## SOURCE DATA:

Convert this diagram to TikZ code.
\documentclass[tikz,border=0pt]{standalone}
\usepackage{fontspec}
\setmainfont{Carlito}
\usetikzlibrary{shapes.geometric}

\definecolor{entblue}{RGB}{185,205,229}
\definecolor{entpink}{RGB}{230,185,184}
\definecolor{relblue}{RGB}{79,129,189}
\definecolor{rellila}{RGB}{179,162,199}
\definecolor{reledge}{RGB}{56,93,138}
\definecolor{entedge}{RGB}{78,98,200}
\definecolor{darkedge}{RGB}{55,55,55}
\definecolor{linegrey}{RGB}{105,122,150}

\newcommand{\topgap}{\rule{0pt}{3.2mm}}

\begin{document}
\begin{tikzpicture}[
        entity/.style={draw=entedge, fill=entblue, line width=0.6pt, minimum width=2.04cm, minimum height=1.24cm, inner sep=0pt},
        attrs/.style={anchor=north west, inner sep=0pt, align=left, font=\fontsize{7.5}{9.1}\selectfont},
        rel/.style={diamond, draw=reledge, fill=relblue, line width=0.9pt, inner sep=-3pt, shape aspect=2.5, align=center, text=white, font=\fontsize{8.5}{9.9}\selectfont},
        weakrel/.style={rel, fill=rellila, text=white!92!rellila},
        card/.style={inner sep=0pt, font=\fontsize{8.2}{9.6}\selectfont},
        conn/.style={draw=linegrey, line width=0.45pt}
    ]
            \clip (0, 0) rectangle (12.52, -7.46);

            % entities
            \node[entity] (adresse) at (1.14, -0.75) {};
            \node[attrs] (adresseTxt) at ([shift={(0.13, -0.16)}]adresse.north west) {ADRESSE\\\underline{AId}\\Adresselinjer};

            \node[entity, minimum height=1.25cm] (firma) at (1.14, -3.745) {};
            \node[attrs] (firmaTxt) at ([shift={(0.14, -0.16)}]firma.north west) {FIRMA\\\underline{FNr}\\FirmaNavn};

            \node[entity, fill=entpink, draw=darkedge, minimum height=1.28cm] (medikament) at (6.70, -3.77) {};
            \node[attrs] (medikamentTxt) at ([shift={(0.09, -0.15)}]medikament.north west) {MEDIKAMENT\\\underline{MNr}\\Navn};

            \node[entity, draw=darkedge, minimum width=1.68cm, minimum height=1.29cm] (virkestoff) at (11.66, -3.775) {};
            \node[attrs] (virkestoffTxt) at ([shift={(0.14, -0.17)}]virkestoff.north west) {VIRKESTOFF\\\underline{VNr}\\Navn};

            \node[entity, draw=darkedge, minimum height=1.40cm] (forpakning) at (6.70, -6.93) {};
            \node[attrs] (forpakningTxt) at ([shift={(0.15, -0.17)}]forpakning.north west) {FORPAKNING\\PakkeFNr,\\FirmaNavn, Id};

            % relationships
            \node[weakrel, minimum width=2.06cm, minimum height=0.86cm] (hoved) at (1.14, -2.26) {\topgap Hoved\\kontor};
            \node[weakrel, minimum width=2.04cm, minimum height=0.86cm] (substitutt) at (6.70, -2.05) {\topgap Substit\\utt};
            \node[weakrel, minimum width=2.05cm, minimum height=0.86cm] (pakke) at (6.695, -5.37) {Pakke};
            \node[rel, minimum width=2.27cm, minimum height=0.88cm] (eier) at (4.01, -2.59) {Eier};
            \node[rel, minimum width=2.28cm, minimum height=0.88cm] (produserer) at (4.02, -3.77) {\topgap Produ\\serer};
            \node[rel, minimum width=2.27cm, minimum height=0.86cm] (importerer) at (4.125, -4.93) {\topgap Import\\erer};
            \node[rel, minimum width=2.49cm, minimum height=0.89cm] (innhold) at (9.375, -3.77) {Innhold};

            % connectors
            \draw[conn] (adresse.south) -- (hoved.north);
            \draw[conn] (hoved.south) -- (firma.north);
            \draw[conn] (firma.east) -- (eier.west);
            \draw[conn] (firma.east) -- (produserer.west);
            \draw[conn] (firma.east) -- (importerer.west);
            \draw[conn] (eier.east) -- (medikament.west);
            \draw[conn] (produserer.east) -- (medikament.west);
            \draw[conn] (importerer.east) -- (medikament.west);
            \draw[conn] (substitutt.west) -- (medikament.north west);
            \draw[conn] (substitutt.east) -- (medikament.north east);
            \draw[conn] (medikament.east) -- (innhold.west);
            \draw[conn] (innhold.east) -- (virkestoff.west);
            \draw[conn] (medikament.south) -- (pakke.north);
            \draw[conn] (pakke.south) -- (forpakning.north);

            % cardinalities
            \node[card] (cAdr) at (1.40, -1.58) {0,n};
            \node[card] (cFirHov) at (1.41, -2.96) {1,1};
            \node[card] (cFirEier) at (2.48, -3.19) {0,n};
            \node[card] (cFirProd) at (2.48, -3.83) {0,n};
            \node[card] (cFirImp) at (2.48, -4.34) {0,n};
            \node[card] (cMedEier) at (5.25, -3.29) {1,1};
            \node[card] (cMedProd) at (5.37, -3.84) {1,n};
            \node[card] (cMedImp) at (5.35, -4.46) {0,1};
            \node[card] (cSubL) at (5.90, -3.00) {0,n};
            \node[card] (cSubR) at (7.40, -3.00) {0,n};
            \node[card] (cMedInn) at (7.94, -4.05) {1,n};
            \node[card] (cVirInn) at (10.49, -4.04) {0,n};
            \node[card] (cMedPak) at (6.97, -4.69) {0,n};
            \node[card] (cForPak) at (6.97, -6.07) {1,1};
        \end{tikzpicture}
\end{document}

## YOUR OBJECTIVE:
Every line of the material must be returned exactly as it appears.

## FINAL ANSWER:
Convert this diagram to TikZ code.
\documentclass[tikz,border=0pt]{standalone}
\usepackage{fontspec}
\setmainfont{Carlito}
\usetikzlibrary{shapes.geometric}

\definecolor{entblue}{RGB}{185,205,229}
\definecolor{entpink}{RGB}{230,185,184}
\definecolor{relblue}{RGB}{79,129,189}
\definecolor{rellila}{RGB}{179,162,199}
\definecolor{reledge}{RGB}{56,93,138}
\definecolor{entedge}{RGB}{78,98,200}
\definecolor{darkedge}{RGB}{55,55,55}
\definecolor{linegrey}{RGB}{105,122,150}

\newcommand{\topgap}{\rule{0pt}{3.2mm}}

\begin{document}
\begin{tikzpicture}[
        entity/.style={draw=entedge, fill=entblue, line width=0.6pt, minimum width=2.04cm, minimum height=1.24cm, inner sep=0pt},
        attrs/.style={anchor=north west, inner sep=0pt, align=left, font=\fontsize{7.5}{9.1}\selectfont},
        rel/.style={diamond, draw=reledge, fill=relblue, line width=0.9pt, inner sep=-3pt, shape aspect=2.5, align=center, text=white, font=\fontsize{8.5}{9.9}\selectfont},
        weakrel/.style={rel, fill=rellila, text=white!92!rellila},
        card/.style={inner sep=0pt, font=\fontsize{8.2}{9.6}\selectfont},
        conn/.style={draw=linegrey, line width=0.45pt}
    ]
            \clip (0, 0) rectangle (12.52, -7.46);

            % entities
            \node[entity] (adresse) at (1.14, -0.75) {};
            \node[attrs] (adresseTxt) at ([shift={(0.13, -0.16)}]adresse.north west) {ADRESSE\\\underline{AId}\\Adresselinjer};

            \node[entity, minimum height=1.25cm] (firma) at (1.14, -3.745) {};
            \node[attrs] (firmaTxt) at ([shift={(0.14, -0.16)}]firma.north west) {FIRMA\\\underline{FNr}\\FirmaNavn};

            \node[entity, fill=entpink, draw=darkedge, minimum height=1.28cm] (medikament) at (6.70, -3.77) {};
            \node[attrs] (medikamentTxt) at ([shift={(0.09, -0.15)}]medikament.north west) {MEDIKAMENT\\\underline{MNr}\\Navn};

            \node[entity, draw=darkedge, minimum width=1.68cm, minimum height=1.29cm] (virkestoff) at (11.66, -3.775) {};
            \node[attrs] (virkestoffTxt) at ([shift={(0.14, -0.17)}]virkestoff.north west) {VIRKESTOFF\\\underline{VNr}\\Navn};

            \node[entity, draw=darkedge, minimum height=1.40cm] (forpakning) at (6.70, -6.93) {};
            \node[attrs] (forpakningTxt) at ([shift={(0.15, -0.17)}]forpakning.north west) {FORPAKNING\\PakkeFNr,\\FirmaNavn, Id};

            % relationships
            \node[weakrel, minimum width=2.06cm, minimum height=0.86cm] (hoved) at (1.14, -2.26) {\topgap Hoved\\kontor};
            \node[weakrel, minimum width=2.04cm, minimum height=0.86cm] (substitutt) at (6.70, -2.05) {\topgap Substit\\utt};
            \node[weakrel, minimum width=2.05cm, minimum height=0.86cm] (pakke) at (6.695, -5.37) {Pakke};
            \node[rel, minimum width=2.27cm, minimum height=0.88cm] (eier) at (4.01, -2.59) {Eier};
            \node[rel, minimum width=2.28cm, minimum height=0.88cm] (produserer) at (4.02, -3.77) {\topgap Produ\\serer};
            \node[rel, minimum width=2.27cm, minimum height=0.86cm] (importerer) at (4.125, -4.93) {\topgap Import\\erer};
            \node[rel, minimum width=2.49cm, minimum height=0.89cm] (innhold) at (9.375, -3.77) {Innhold};

            % connectors
            \draw[conn] (adresse.south) -- (hoved.north);
            \draw[conn] (hoved.south) -- (firma.north);
            \draw[conn] (firma.east) -- (eier.west);
            \draw[conn] (firma.east) -- (produserer.west);
            \draw[conn] (firma.east) -- (importerer.west);
            \draw[conn] (eier.east) -- (medikament.west);
            \draw[conn] (produserer.east) -- (medikament.west);
            \draw[conn] (importerer.east) -- (medikament.west);
            \draw[conn] (substitutt.west) -- (medikament.north west);
            \draw[conn] (substitutt.east) -- (medikament.north east);
            \draw[conn] (medikament.east) -- (innhold.west);
            \draw[conn] (innhold.east) -- (virkestoff.west);
            \draw[conn] (medikament.south) -- (pakke.north);
            \draw[conn] (pakke.south) -- (forpakning.north);

            % cardinalities
            \node[card] (cAdr) at (1.40, -1.58) {0,n};
            \node[card] (cFirHov) at (1.41, -2.96) {1,1};
            \node[card] (cFirEier) at (2.48, -3.19) {0,n};
            \node[card] (cFirProd) at (2.48, -3.83) {0,n};
            \node[card] (cFirImp) at (2.48, -4.34) {0,n};
            \node[card] (cMedEier) at (5.25, -3.29) {1,1};
            \node[card] (cMedProd) at (5.37, -3.84) {1,n};
            \node[card] (cMedImp) at (5.35, -4.46) {0,1};
            \node[card] (cSubL) at (5.90, -3.00) {0,n};
            \node[card] (cSubR) at (7.40, -3.00) {0,n};
            \node[card] (cMedInn) at (7.94, -4.05) {1,n};
            \node[card] (cVirInn) at (10.49, -4.04) {0,n};
            \node[card] (cMedPak) at (6.97, -4.69) {0,n};
            \node[card] (cForPak) at (6.97, -6.07) {1,1};
        \end{tikzpicture}
\end{document}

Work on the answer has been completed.